I have zero experience with speaker switches, please suggest a speaker switch that is _IR controlled_ and will allow two pair of speakers to be used from a single two channel amp, only one pair of speakers will be driven at any one time. Amp is the 125 watt into 8 ohms Emotiva UPA-2 and speaker pairs are Infinity P162 and P362, both rated at 8 ohms.

Im finding things like this but its not IR controlled and I have no idea if quality fluctuates a lot between manufactures:

http://www.mycablemart.com/store/cart.php?m=product_detail&p=1054

Budget is hopefully under $50. 

Thanks for any input


----------



## mechman (Feb 8, 2007)

I searched for one yesterday and I couldn't find one. :dontknow: I'm starting to think there isn't one out there. :scratch:


----------



## TypeA (Aug 14, 2010)

Appreciate the effort. I searched everywhere, guess maybe the demand is just not there. Found, I believe it was crestron, who makes a $150 solution but that seems like a ridiculous outlay for a simple IR controlled switch.
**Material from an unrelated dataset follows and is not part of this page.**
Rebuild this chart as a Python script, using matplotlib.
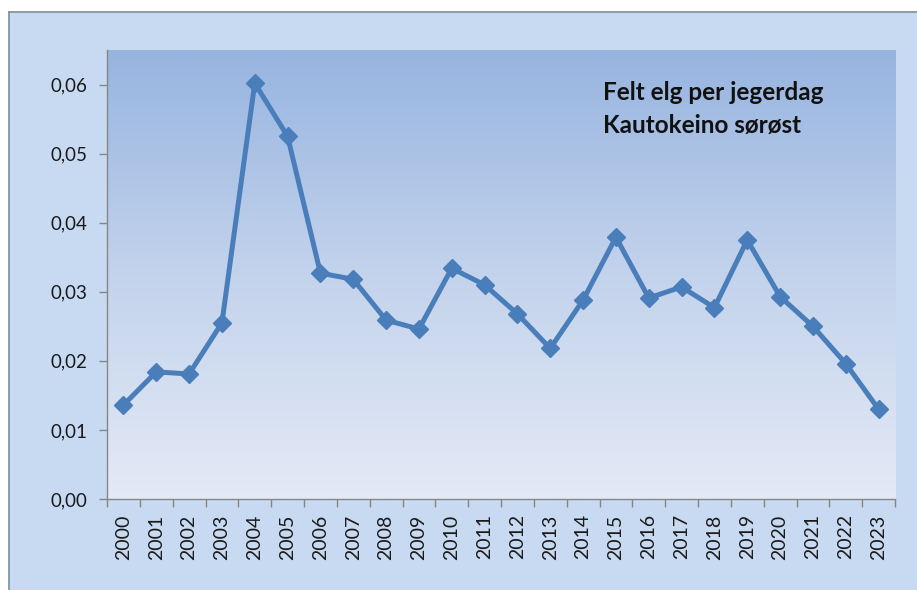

My ignorance of a better option, and the hope that sound quality wont suffer, has lead me to the Monster Cable SS-6. They have a four-pair switch but the six-pair SS-6 can be had "like new" on amazon for about the same price as the SS-4. This solution requires pin-style speaker connectors, 6 pair of those from monoprice and a SS-6 is a total of $50 shipped. Leaves me manually switching but I guess thats whats available for the budget. Not fond of Monster gear (as a general rule) but was pleasantly surprised this switch is not outrageously over-priced like most all of their stuff. Im certainly open to other manufactures in the manual speaker switch realm if anyone knows of quality switches...


----------



## RTS100x5 (Sep 12, 2009)

ATON is one brand I see.....http://www.atonhome.com/DLA2Room.html


----------